Design and Implementation of a Departmental Teaching Programme to Enhance Skills in Ultrasound-guided Regional Anaesthesia

J Wong, D Wirth, S Sanapala, S Patel, C Barringer, S Chitre, G Kandasamy, S Jigajinni

Department of Anaesthesia, Whipps Cross University Hospital, Barts Health NHS Trust, London UK

 
Introduction and Objectives
•There has been increasing recognition of the important role Regional Anaesthesia (RA) has  in patient care, theatre efficiency and healthcare economy (1-4).
•However in the UK, with the exception of dedicated RA Fellowship Programmes, training in ultrasound-guided regional anaesethsia (UGRA) occurs on an ad-hoc basis, with variable exposure on completion of training (5).
•We therefore set out to design and implement a novel, in-house rolling UGRA training programme for all anaesthetic grades at our centre – the Whipps Scanning Club (WSC).
 

Materials and Methods
Following approval by the Clinical Effectiveness Unit at our institution, we employed the six-step curriculum design model  (5).
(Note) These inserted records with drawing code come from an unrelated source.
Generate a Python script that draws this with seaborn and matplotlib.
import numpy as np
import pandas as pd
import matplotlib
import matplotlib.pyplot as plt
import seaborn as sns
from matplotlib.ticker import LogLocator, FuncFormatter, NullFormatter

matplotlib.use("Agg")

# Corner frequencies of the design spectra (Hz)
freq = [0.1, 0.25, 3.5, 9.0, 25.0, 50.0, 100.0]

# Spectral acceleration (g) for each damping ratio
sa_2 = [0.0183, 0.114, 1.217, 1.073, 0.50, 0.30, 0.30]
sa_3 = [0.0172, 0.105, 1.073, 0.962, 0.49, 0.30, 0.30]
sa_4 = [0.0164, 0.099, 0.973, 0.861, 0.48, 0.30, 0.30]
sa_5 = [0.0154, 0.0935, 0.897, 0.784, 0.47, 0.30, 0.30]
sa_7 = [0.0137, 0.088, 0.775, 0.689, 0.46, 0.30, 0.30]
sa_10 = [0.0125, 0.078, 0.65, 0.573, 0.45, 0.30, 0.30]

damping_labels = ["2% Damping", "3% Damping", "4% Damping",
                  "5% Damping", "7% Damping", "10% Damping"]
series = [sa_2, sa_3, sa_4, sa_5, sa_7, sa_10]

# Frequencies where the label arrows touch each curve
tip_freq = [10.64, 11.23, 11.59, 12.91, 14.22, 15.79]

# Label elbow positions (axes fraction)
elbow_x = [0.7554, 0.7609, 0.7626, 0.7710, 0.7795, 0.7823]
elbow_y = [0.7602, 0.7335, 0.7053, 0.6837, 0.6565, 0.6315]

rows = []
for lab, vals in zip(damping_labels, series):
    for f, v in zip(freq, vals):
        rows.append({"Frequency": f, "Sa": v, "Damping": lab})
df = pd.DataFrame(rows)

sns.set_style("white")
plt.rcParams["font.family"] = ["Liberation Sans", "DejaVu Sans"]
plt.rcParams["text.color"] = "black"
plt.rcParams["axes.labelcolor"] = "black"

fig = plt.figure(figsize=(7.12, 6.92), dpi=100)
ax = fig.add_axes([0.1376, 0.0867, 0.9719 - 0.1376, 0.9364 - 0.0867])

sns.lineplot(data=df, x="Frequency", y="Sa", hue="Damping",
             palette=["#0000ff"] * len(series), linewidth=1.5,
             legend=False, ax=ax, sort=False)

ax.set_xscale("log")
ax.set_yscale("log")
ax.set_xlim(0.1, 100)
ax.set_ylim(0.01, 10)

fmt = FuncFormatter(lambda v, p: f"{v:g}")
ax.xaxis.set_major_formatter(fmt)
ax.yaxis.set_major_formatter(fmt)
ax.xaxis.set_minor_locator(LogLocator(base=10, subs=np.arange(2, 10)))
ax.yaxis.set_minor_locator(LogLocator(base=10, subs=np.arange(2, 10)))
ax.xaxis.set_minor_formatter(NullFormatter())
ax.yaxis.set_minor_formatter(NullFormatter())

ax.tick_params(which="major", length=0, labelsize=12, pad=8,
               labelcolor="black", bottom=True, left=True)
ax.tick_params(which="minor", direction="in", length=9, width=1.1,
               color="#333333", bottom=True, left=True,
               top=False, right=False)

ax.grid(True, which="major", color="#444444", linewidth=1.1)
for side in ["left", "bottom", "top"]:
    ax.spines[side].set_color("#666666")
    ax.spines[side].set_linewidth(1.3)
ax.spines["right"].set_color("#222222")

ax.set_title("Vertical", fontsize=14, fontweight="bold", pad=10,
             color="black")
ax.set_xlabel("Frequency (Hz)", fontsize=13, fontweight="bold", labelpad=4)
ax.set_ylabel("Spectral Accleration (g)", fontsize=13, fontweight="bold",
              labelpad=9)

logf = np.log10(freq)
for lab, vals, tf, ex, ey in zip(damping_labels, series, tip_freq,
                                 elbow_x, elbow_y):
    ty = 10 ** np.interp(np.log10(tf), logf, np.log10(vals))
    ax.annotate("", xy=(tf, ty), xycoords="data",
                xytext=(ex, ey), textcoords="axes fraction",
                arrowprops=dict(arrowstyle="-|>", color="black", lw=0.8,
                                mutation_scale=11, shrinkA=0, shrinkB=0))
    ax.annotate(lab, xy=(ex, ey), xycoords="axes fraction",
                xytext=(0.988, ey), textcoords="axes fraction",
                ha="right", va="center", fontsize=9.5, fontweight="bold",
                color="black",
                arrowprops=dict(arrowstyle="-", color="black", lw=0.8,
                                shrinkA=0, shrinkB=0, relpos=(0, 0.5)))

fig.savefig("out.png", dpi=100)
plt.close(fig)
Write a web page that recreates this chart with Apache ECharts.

•A Pre-programme questionnaire was sent to the department to gauge learning needs, and preferred training programme design.
•Following pre-programme data analysis, all anaesthetists within the department were invited to attend monthly WSC sessions.
•Pre-sessional material was distributed to all pre-registered attendees.
•Delivery of WSC sessions – 5 sessions to date – Upper Limb (above clavicle), Fascia Iliaca, Abdominal Wall, Spinal Sonography, Forearm and axillary nerve block.
   •Location/Time – Hospital Clinical skills lab  at 5pm to minimise service impact.
   •60-90-minute sessions – short presentation followed by focused scanning practice on life model stations (healthy volunteers), facilitated by expert trainers.
   •Needling practice was gained with a ‘phantom meat’ station for junior attendees.
•Post-course feedback forms were distributed at the end of the sessions.
 
Results
•Pre-programme data:
   •Major finding: low departmental confidence scores in the majority of UGRA blocks, across all grades.
   •Obstacles to routine UGRA practice: ‘lack of familiarity’, ‘minimal opportunities to train’ and ‘resistance from surgical colleagues’.
   •Training design preference: Monthly rolling UGRA training programme – ‘for easy access’, ‘to avoid fatigue’ and ‘allow frequent exposure within a familiar environment and informal setting’.
•Post-session  data:
   •Session 1 - 10 attendees; Session 2 – 20 attendees; Session 3 – 10 attendees; Session 4 – 14 attendees; Session 5 – 10 attendees.
   •Confidence: Improvement in scanning confidence (Fig 2) and similarly block performance confidence amongst all delegates was demonstrated after each session.
   •Learning objectives and educational needs: Met for all attendees in every session (Fig 3)
   •Free text feedback: ‘Hands-on practice’, ‘interactive and friendly environment’, ‘small group sizes and very relaxed’, ‘learning was embedded due to repeated regular practice’.
 
Conclusion
•The rolling in-house programme shows incredible promise in meeting UGRA educational needs within our institution.
•Using only the available on site resources, WSC is responsive to the needs of the department, and is now embedded in our monthly educational curriculum.
•Utility and confidence in UGRA has increased since programme commencement.
•Our Emergency Medicine  and Orthopaedic colleagues have now requested attendance.
•We hope WSC will continue to enhance  cross-speciality UGRA training in our hospital.